The story of Fleiss girls on the payroll of "Last Action Hero" was so well known at the time that Sony, the corporate parent of Columbia Pictures, investigated it, as reported by several papers, and as recounted in the book "Hit and Run," by Kim Masters and Nancy Griffin. Sony Corp. auditors reviewed the financial records of five films, including "Last Action Hero," but never disclosed what, if anything, they found. Around the same time, the French magazine Voici printed an interview with one of Fleiss' hookers, who claimed that the muscleman was indeed a customer. Schwarzenegger promptly sued the weekly women's magazine. In 1995, a French court found that the popular magazine had violated France's stringent libel laws, according to an item in the New York Daily News. As a result, the two parties settled. No one has ever proved that Schwarzenegger was a Fleiss client, though many have tried. Such a feat would require documentation, and as one former public prosecutor told me: "We only got those guys who were reckless or thoughtless enough to pay for services with a check or credit card."
Although it's illegal in California for both men and women to solicit or sell sex, few if any men have ever been convicted under state law. Indeed, the film industry is rife with rich men who misbehave, and hookers are simply an efficient way to transact business without having to engage in the niceties of social intercourse. "You pay a hooker $100 to have sex and $2,400 to leave you alone," one man explained. But despite claims that prostitution is common in Hollywood, several executives embroiled in the "Last Action Hero" controversy were in fact tainted by the publicity about Fleiss girls auditioning as extras; at least one producer hasn't worked much since then. But none of them returned my telephone calls about Schwarzenegger.

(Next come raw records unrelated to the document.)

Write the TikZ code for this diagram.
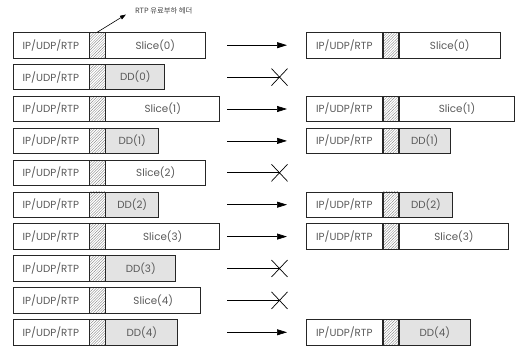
\documentclass[tikz,border=0pt]{standalone}
\usepackage{fontspec}
\setmainfont{Poppins}
\newfontfamily\krfont{Noto Sans CJK KR}
\usetikzlibrary{arrows.meta,patterns.meta}

\tikzset{
  cell/.style={draw=black!85, line width=0.7pt, minimum height=25.5pt,
    inner sep=0pt, anchor=west, text=black!65,
    font=\fontsize{10.3}{12}\selectfont},
  hdr/.style={cell, minimum width=76pt},
  hatchcell/.style={cell, minimum width=15.5pt,
    pattern={Lines[angle=45,distance=1.9pt,line width=0.3pt]},
    pattern color=black!55},
  slicecell/.style={cell, fill=white},
  ddcell/.style={cell, fill=black!11},
  sendarrow/.style={line width=0.7pt, -{Triangle[length=10pt,width=6pt]}},
  droparrow/.style={line width=0.7pt},
  dropmark/.style={line width=0.7pt},
  note/.style={line width=0.6pt, -{Triangle[length=6pt,width=4pt]}},
}

% packet: header + payload-header hatch + payload
% #1 name, #2 x, #3 y (centre), #4 payload width, #5 label, #6 payload style
\newcommand\packet[6]{%
  \node[hdr] (#1h) at (#2,#3) {IP/UDP/RTP};
  \node[hatchcell] (#1x) at (#1h.east) {};
  \node[#6, minimum width=#4] (#1p) at (#1x.east) {#5};
}
% forwarded packet: arrow from sender side to receiver side
\newcommand\sendrow[2]{% #1 name, #2 y
  \coordinate (#1s) at (227,#2);
  \coordinate (#1e) at (287,#2);
  \draw[sendarrow] (#1s) -- (#1e);
}
% dropped packet: line ending in a cross
\newcommand\droprow[2]{%
  \coordinate (#1s) at (227,#2);
  \coordinate (#1e) at (279.5,#2);
  \draw[droparrow] (#1s) -- (#1e);
  \draw[dropmark] ([shift={(-8,-8.5)}]#1e) -- ([shift={(8,8.5)}]#1e)
                  ([shift={(-8,8.5)}]#1e) -- ([shift={(8,-8.5)}]#1e);
}

\begin{document}
\begin{tikzpicture}[x=1pt,y=-1pt]
\useasboundingbox (0,0) rectangle (515,347);

% sender side
\packet{L0}{12.5}{45.2}{100pt}{Slice(0)}{slicecell}
\packet{L1}{12.5}{77.1}{59pt}{DD(0)}{ddcell}
\packet{L2}{12.5}{109.0}{114pt}{Slice(1)}{slicecell}
\packet{L3}{12.5}{140.9}{53pt}{DD(1)}{ddcell}
\packet{L4}{12.5}{172.8}{100pt}{Slice(2)}{slicecell}
\packet{L5}{12.5}{204.7}{53pt}{DD(2)}{ddcell}
\packet{L6}{12.5}{236.6}{114pt}{Slice(3)}{slicecell}
\packet{L7}{12.5}{268.5}{70pt}{DD(3)}{ddcell}
\packet{L8}{12.5}{300.4}{95pt}{Slice(4)}{slicecell}
\packet{L9}{12.5}{332.3}{72pt}{DD(4)}{ddcell}

% transmission
\sendrow{A0}{45.2}
\droprow{A1}{77.1}
\sendrow{A2}{109.0}
\sendrow{A3}{140.9}
\droprow{A4}{172.8}
\sendrow{A5}{204.7}
\sendrow{A6}{236.6}
\droprow{A7}{268.5}
\droprow{A8}{300.4}
\sendrow{A9}{332.3}

% receiver side
\packet{R0}{306}{45.2}{101pt}{Slice(0)}{slicecell}
\packet{R2}{306}{109.0}{115.5pt}{Slice(1)}{slicecell}
\packet{R3}{306}{140.9}{51pt}{DD(1)}{ddcell}
\packet{R5}{306}{204.7}{53.5pt}{DD(2)}{ddcell}
\packet{R6}{306}{236.6}{109.5pt}{Slice(3)}{slicecell}
\packet{R9}{306}{332.3}{71pt}{DD(4)}{ddcell}

% payload header callout
\node[anchor=west, inner sep=0pt, text=black!75,
      font=\krfont\fontsize{7.3}{9}\selectfont] (lbl) at (135,11) {RTP 유료부하 헤더};
\coordinate (tip) at (126,14.5);
\draw[note] (L0x.north) -- (tip);
\end{tikzpicture}
\end{document}
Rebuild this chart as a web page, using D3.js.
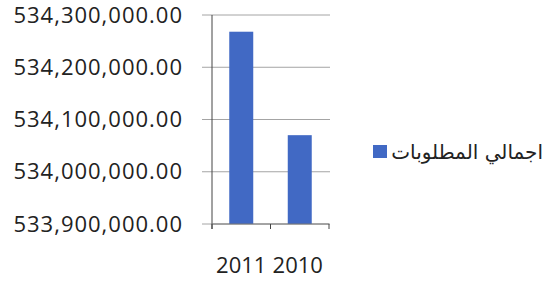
<!DOCTYPE html>
<html>
<head>
<meta charset="utf-8">
<script src="https://cdn.jsdelivr.net/npm/d3@7"></script>
<style>
  body { margin: 0; background: #fff; }
  svg { display: block; }
</style>
</head>
<body>
<svg id="chart"></svg>
<script>
// Bar chart: total liabilities, two years

const width = 553;
const height = 285;

const categories = ["2011", "2010"];
const values = [534268000, 534070000];
const yTicks = [533900000, 534000000, 534100000, 534200000, 534300000];
const seriesName = "اجمالي المطلوبات";

const plotLeft = 212;
const plotRight = 329;
const plotTop = 15;
const plotBottom = 224;

const barColor = "#4169c4";

const svg = d3.select("#chart").attr("width", width).attr("height", height);

const xScale = d3
  .scaleBand()
  .domain(categories)
  .range([plotLeft, plotRight])
  .paddingInner(0.59)
  .paddingOuter(0.295);

const yScale = d3
  .scaleLinear()
  .domain([533900000, 534300000])
  .range([plotBottom, plotTop]);

// gridlines (stick out a little left of the axis like the original)
svg
  .append("g")
  .selectAll("line")
  .data(yTicks)
  .enter()
  .append("line")
  .attr("x1", plotLeft - 10)
  .attr("x2", plotRight + 1)
  .attr("y1", (d) => yScale(d))
  .attr("y2", (d) => yScale(d))
  .attr("stroke", "#a4a4a4")
  .attr("stroke-width", 1);

// y tick labels
svg
  .append("g")
  .selectAll("text")
  .data(yTicks)
  .enter()
  .append("text")
  .attr("x", 183)
  .attr("y", (d) => yScale(d))
  .attr("dy", "0.35em")
  .attr("text-anchor", "end")
  .style("font-family", "'Open Sans', sans-serif")
  .style("font-size", "22px")
  .style("letter-spacing", "1px")
  .style("fill", "#222")
  .text((d) => d3.format(",.2f")(d));

// bars
svg
  .append("g")
  .selectAll("rect")
  .data(values)
  .enter()
  .append("rect")
  .attr("x", (d, i) => xScale(categories[i]))
  .attr("width", xScale.bandwidth())
  .attr("y", (d) => yScale(d))
  .attr("height", (d) => yScale(533900000) - yScale(d))
  .attr("fill", barColor);

// left axis line
svg
  .append("line")
  .attr("x1", plotLeft)
  .attr("x2", plotLeft)
  .attr("y1", plotTop)
  .attr("y2", plotBottom + 5)
  .attr("stroke", "#444")
  .attr("stroke-width", 1);

// bottom axis line + category boundary ticks
svg
  .append("line")
  .attr("x1", plotLeft)
  .attr("x2", plotRight)
  .attr("y1", plotBottom)
  .attr("y2", plotBottom)
  .attr("stroke", "#777")
  .attr("stroke-width", 1);

const step = xScale.step();
const boundaries = categories.map((c) => xScale(c) - xScale.paddingOuter() * step);
boundaries.push(plotRight);

svg
  .append("g")
  .selectAll("line")
  .data(boundaries)
  .enter()
  .append("line")
  .attr("x1", (d) => d)
  .attr("x2", (d) => d)
  .attr("y1", plotBottom)
  .attr("y2", plotBottom + 5)
  .attr("stroke", "#444")
  .attr("stroke-width", 1);

// category labels
svg
  .append("g")
  .selectAll("text")
  .data(categories)
  .enter()
  .append("text")
  .attr("x", (d, i) => xScale(d) + xScale.bandwidth() / 2 + (i === 0 ? 0 : -2))
  .attr("y", 273)
  .attr("text-anchor", "middle")
  .style("font-family", "'Open Sans', sans-serif")
  .style("font-size", "22px")
  .style("fill", "#222")
  .text((d) => d);

// legend
const legend = svg.append("g").attr("transform", "translate(373,145)");

legend
  .append("rect")
  .attr("width", 14)
  .attr("height", 13)
  .attr("fill", barColor);

legend
  .append("text")
  .attr("x", 170)
  .attr("y", 7)
  .attr("dy", "0.35em")
  .attr("direction", "rtl")
  .attr("text-anchor", "start")
  .style("font-family", "'DejaVu Sans', 'Noto Sans', sans-serif")
  .style("font-size", "20px")
  .style("fill", "#222")
  .text(seriesName);
</script>
</body>
</html>
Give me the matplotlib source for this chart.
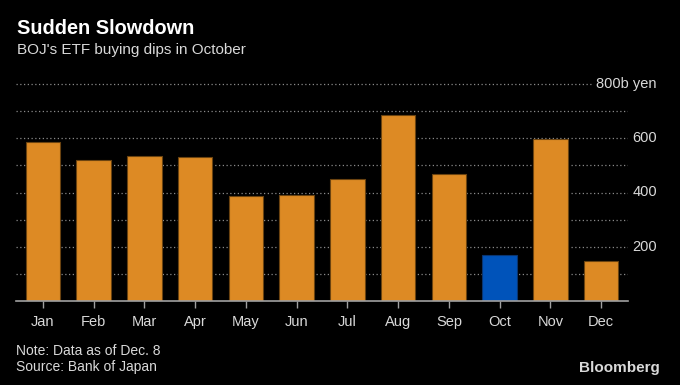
import matplotlib
matplotlib.use("Agg")
import matplotlib.pyplot as plt
import matplotlib.transforms as mtransforms

months = ["Jan", "Feb", "Mar", "Apr", "May", "Jun", "Jul", "Aug", "Sep", "Oct", "Nov", "Dec"]
purchases = [586, 518, 535, 532, 387, 390, 448, 686, 467, 168, 599, 147]
highlight = "Oct"
ytick_values = [200, 400, 600, 800]
ytick_labels = ["200", "400", "600", "800b yen"]

ORANGE = "#dd8a24"
BLUE = "#0053ba"
BG = "black"
TXT = "#d9d9d9"

plt.rcParams["font.family"] = ["Liberation Sans", "DejaVu Sans"]

fig = plt.figure(figsize=(6.8, 3.85), dpi=100, facecolor=BG)
W, H = 680, 385
ax = fig.add_axes([16 / W, (H - 301) / H, (628 - 16) / W, (301 - 84) / H])
ax.set_facecolor(BG)

x = range(len(months))
colors = [BLUE if m == highlight else ORANGE for m in months]
edges = ["#0a3570" if m == highlight else "#6b4310" for m in months]
ax.bar(x, purchases, width=0.68, color=colors, edgecolor=edges, linewidth=0.8, zorder=3)

ax.set_xlim(-0.53, 11.53)
ax.set_ylim(0, 800)

# dotted gridlines every 100, top one shortened for its label
for v in range(100, 800, 100):
    ax.axhline(v, color="#8a8a8a", lw=0.9, ls=(0, (1, 2)), zorder=1)
ax.plot([-0.53, (592 - 16) / (628 - 16) * 12.06 - 0.53], [800, 800],
        color="#8a8a8a", lw=0.9, ls=(0, (1, 2)), zorder=1, clip_on=False)

for s in ["top", "right", "left"]:
    ax.spines[s].set_visible(False)
ax.spines["bottom"].set_color("#a0a0a0")
ax.spines["bottom"].set_linewidth(1.2)
ax.spines["bottom"].set_zorder(4)

ax.set_xticks(list(x))
ax.set_xticklabels(months, fontsize=10.5, color=TXT)
ax.tick_params(axis="x", colors="#a0a0a0", length=5, width=1, pad=5, labelcolor=TXT)
ax.set_yticks([])

trans = mtransforms.blended_transform_factory(fig.transFigure, ax.transData)
for v, lab in zip(ytick_values, ytick_labels):
    ax.text(657 / W, v, lab, transform=trans, ha="right", va="center",
            fontsize=10.5, color=TXT, clip_on=False)

fig.text(17 / W, 1 - 28 / H, "Sudden Slowdown", fontsize=14.3, fontweight="bold",
         color="white", va="center", ha="left")
fig.text(17 / W, 1 - 50 / H, "BOJ's ETF buying dips in October", fontsize=11,
         color=TXT, va="center", ha="left")
fig.text(16 / W, 1 - 351 / H, "Note: Data as of Dec. 8", fontsize=10,
         color=TXT, va="center", ha="left")
fig.text(16 / W, 1 - 367 / H, "Source: Bank of Japan", fontsize=10,
         color=TXT, va="center", ha="left")
fig.text(660 / W, 1 - 368 / H, "Bloomberg", fontsize=11, fontweight="bold",
         color=TXT, va="center", ha="right")

fig.savefig("out.png", dpi=100, facecolor=BG)
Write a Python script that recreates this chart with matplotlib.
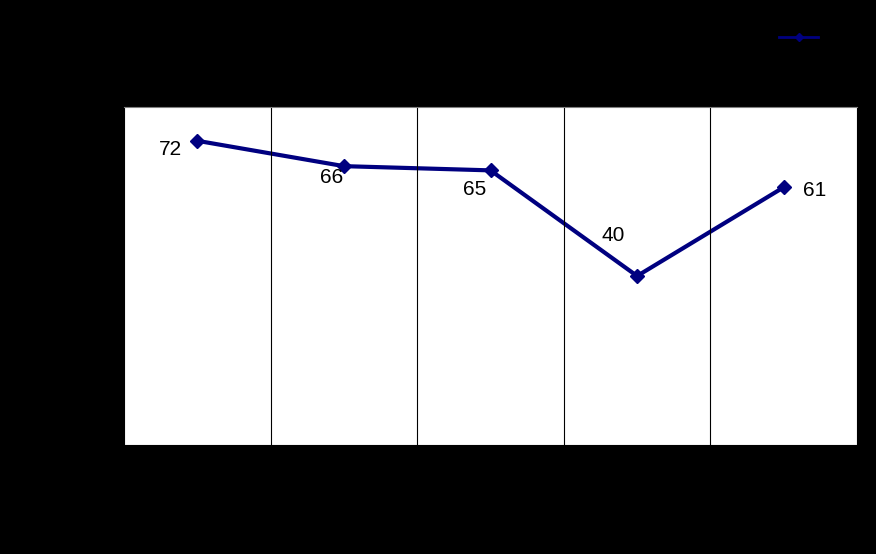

Meanwhile, the hunt for on-the-record sources grew more fierce inside many newsrooms. On Sept. 29, just eight days before the election, I stopped at a swank hotel in Westwood, where the Los Angeles Press Club was feting author Virginia Postrel. Amid striped cabanas and chaise longues, screenwriters, bloggers and print reporters mingled, including folks from Business Week, Playboy and Reason magazines. People are ordering martinis -- "Let the vermouth blow a kiss to the gin," one patron tells the barkeep -- and everyone is discussing the recall, and the rumors of Schwarzenegger and women.
Lots of reporters here are trying to track down similar stories. Racing in the pack are ABC News, CNN and the Los Angeles Times, which a friend says is trying "to find one remaining piece to a story." A young man from the TV show "Celebrity Justice" calls me to check out a false rumor. A few book deals are supposedly in the works, including one by John Connolly. He has uncovered something from Schwarzenegger's past that is supposed to be so amazing that his agents at William Morris may auction the book the day of the election. A version of this tale will land on a gossipy Internet site, lukeford.net, and the Tuesday item will be repeated by several papers by week's end -- a rumor reported as news. (But in fact, Connolly's agents would drop him a few days later, for political reasons, the writer says.)
Here, just eight days before the election, few of the dozens of reporters chasing the story had found sources who would both talk and let their name be used. By now, the terrain feels like a fox ranch at the height of pelting season. "It's appalling to watch it unfold," one friend confides. The story of the story has become the story. I made a few other calls and visits, including one to a movie agent on Sunset Boulevard. The agent all but tells me to throw in the towel. "A lot of young men don't care about Arnold's past, no matter how shocking. They just want change." That pretty much sums up the attitude of all the men I interviewed for this piece. Not surprisingly, the Hollywood male assessment is diametrically opposed to that of the women, and the two conflicting currents will grow stronger in the days to come.